KV Strategy Matrix¶

oLLM's current KV cache presets are still selected as single strings such as resident, chunked, paged, streamed-segmented, log-structured-journal, sliding-window-ring-buffer, quantized-cold-tier, and tiered-write-back.

That is still the public control surface today, but the system is now being scaffolded around a more explicit internal matrix so future strategies do not turn into one giant preset enum with hidden semantics.

Current matrix axes¶

The current scaffold separates these concerns:

persistence format
residency mode
window policy
cold-tier encoding
cache lifecycle
adaptation mode

The first four describe the current preset itself. The last two describe how that preset is owned and how telemetry may influence future runtime choices.

Presets versus axes¶

Current presets are now understood as bundles of axis values:

Preset	Persistence Format	Residency Mode	Window Policy	Cold-Tier Encoding
`resident`	`resident-only`	`fully-resident`	`full-history`	`full-precision`
`chunked`	`chunked-manifest`	`buffered-tail`	`full-history`	`full-precision`
`paged`	`paged-manifest`	`buffered-tail`	`full-history`	`full-precision`
`streamed-segmented`	`streamed-segmented`	`buffered-tail`	`full-history`	`full-precision`
`log-structured-journal`	`log-structured-journal`	`buffered-tail`	`full-history`	`full-precision`
`sliding-window-ring-buffer`	`sliding-window-ring-buffer`	`buffered-tail`	`sliding-window`	`full-precision`
`quantized-cold-tier`	`log-structured-journal`	`buffered-tail`	`full-history`	`quantized`
`tiered-write-back`	`log-structured-journal`	`tiered-write-back`	`full-history`	`full-precision`

The current tiered-write-back preset should not be confused with a future broader multi-tier GPU/CPU/SSD architecture.
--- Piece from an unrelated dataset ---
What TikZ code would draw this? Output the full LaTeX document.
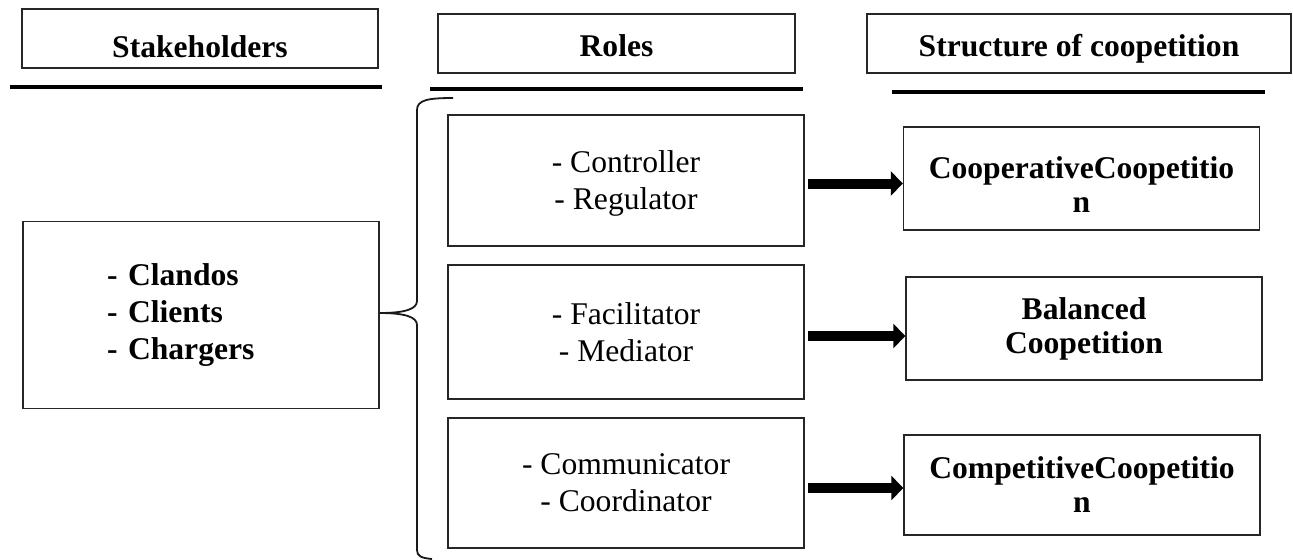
\documentclass[tikz,border=0pt]{standalone}
\usepackage{fontspec}
\setmainfont{Liberation Serif}
\usetikzlibrary{arrows.meta,calc}
\begin{document}
\begin{tikzpicture}[x=0.5pt,y=-0.5pt,
  box/.style={draw=black!85, line width=0.7pt, inner sep=0pt, align=center,
    font=\fontsize{15.8}{18.5}\selectfont},
  hdr/.style={box, minimum height=29.5pt, font=\fontsize{15.8}{18.5}\selectfont\bfseries},
  rolebox/.style={box, minimum width=178pt},
  structbox/.style={box, minimum width=178pt, font=\fontsize{15.8}{17}\selectfont\bfseries},
  bar/.style={line width=2pt, line cap=butt},
  bigarrow/.style={line width=5pt, -{Triangle[length=6pt, width=12pt]}},
  brace/.style={line width=0.9pt, black!90}]
\useasboundingbox (0,0) rectangle (1293,559);

% headers
\node[hdr, minimum width=178pt, text height=18.6pt, text depth=0pt] (h1) at (200,38.5) {Stakeholders};
\node[hdr, minimum width=178.5pt, text height=16pt, text depth=3.5pt] (h2) at (616.5,43.5) {Roles};
\node[hdr, minimum width=212pt, text height=16pt, text depth=3.5pt] (h3) at (1079,43.5) {Structure of coopetition};

% thick rules under headers
\draw[bar] (10,87) -- (382,87);
\draw[bar] (430,89) -- (803,89);
\draw[bar] (892,92) -- (1265,92);

% stakeholders
\node[box, minimum width=178pt, minimum height=93.5pt, text width=94pt, align=left,
      font=\fontsize{15.8}{18.5}\selectfont\bfseries] (sh) at (201,315)
  {- Clandos\\- Clients\\- Chargers};

% roles
\node[rolebox, minimum height=65.5pt] (r1) at (626,180.5) {\rule{0pt}{14pt}- Controller\\- Regulator};
\node[rolebox, minimum height=67pt] (r2) at (626,332) {- Facilitator\\- Mediator};
\node[rolebox, minimum height=65pt] (r3) at (626,483) {- Communicator\\- Coordinator};

% structures
\node[structbox, minimum height=51.5pt] (s1) at (1081.5,178.5) {\rule{0pt}{17pt}CooperativeCoopetitio\\n};
\node[structbox, minimum height=51.5pt] (s2) at (1084,328.5) {Balanced\\Coopetition};
\node[structbox, minimum height=50pt] (s3) at (1082,485) {CompetitiveCoopetitio\\n};

% arrows
\draw[bigarrow] ([xshift=1.5pt,yshift=-1.5pt]r1.east) -- ([yshift=-1.5pt]r1.east -| s1.west);
\draw[bigarrow] ([xshift=1.5pt,yshift=-2pt]r2.east) -- ([yshift=-2pt]r2.east -| s2.west);
\draw[bigarrow] ([xshift=1.5pt,yshift=-2.5pt]r3.east) -- ([yshift=-2.5pt]r3.east -| s3.west);

% brace
\draw[brace] (453,98) .. controls (428,98) and (417,100) .. (417,110)
  -- (417,301) .. controls (417,309) and (405,313) .. (sh.east |- 0,313)
  .. controls (405,313) and (417,317) .. (417,325)
  -- (417,550) .. controls (417,556) and (421,558) .. (432,559);
\end{tikzpicture}
\end{document}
This does not erase the semantic differences between presets. For example, sliding-window-ring-buffer deliberately preserves only a bounded recent history under a drop-oldest eviction policy; it is not a transparent substitute for the full-history strategies. The matrix still keeps the shape explicit so future presets and richer bounded window variants can compose cleanly.

Cache lifecycle¶

Cache lifecycle is intentionally treated as a separate axis:

runtime-scoped
persistent

Current default behavior is still runtime-scoped, but persistent is now an explicit implemented mode.

That means oLLM can now distinguish between:

within-runtime reuse
explicit persistent reuse across later runs under a lifecycle-aware, model/backend-scoped cache root

This distinction matters because cross-run persistence adds separate concerns:

cache identity and invalidation
schema compatibility
partial-write recovery
retention / GC
multi-process coordination
benchmark truth for cold versus warm starts

Adaptation mode¶

Adaptation mode is also scaffolded explicitly:

disabled
observe-only
automatic

Current behavior now supports observe-only recommendation rules. The runtime can emit a truthful recommendation from current KV state, but it does not yet switch KV strategies live.

The intended progression is:

report signals
make observe-only recommendations
prove the recommendation loop against benchmarks and repeated-session runs
only then enable real automatic policy changes

Strategy selector¶

The repo now also has a deterministic pre-run strategy selector above the explicit presets.

Current selector profiles are:

balanced
latency
capacity
bounded-window

Current selector-default candidates are intentionally conservative:

paged
resident
quantized-cold-tier

The following presets remain explicit opt-in or pinned overrides:

sliding-window-ring-buffer
streamed-segmented
log-structured-journal
tiered-write-back

This selector is separate from kv_cache_adaptation_mode.

selector: chooses the initial strategy before runtime execution
adaptation mode: emits observe-only recommendations or future live changes from current KV state

Resident-state observability¶

The in-process resident KV snapshot is now treated as a first-class observable part of cache state, not just an implementation detail.

Current reporting now has room to distinguish:

persisted state
resident in-process state
hot/pending tails
bounded-window limits and eviction totals
cold-tier representation when the persisted encoding is quantized

That matters because resident reuse can improve request behavior without showing up as persisted on-disk KV activity.

Near-term intent¶

This scaffold is meant to support the next wave of work:

paged persistence
quantized cold tiers
a future page-aware GPU / CPU / SSD tiered architecture
observe-only adaptation recommendations
stronger persistent lifecycle reuse and retention policy

The important rule is: add new behavior by filling in these axes, not by letting one preset label absorb unrelated semantics forever.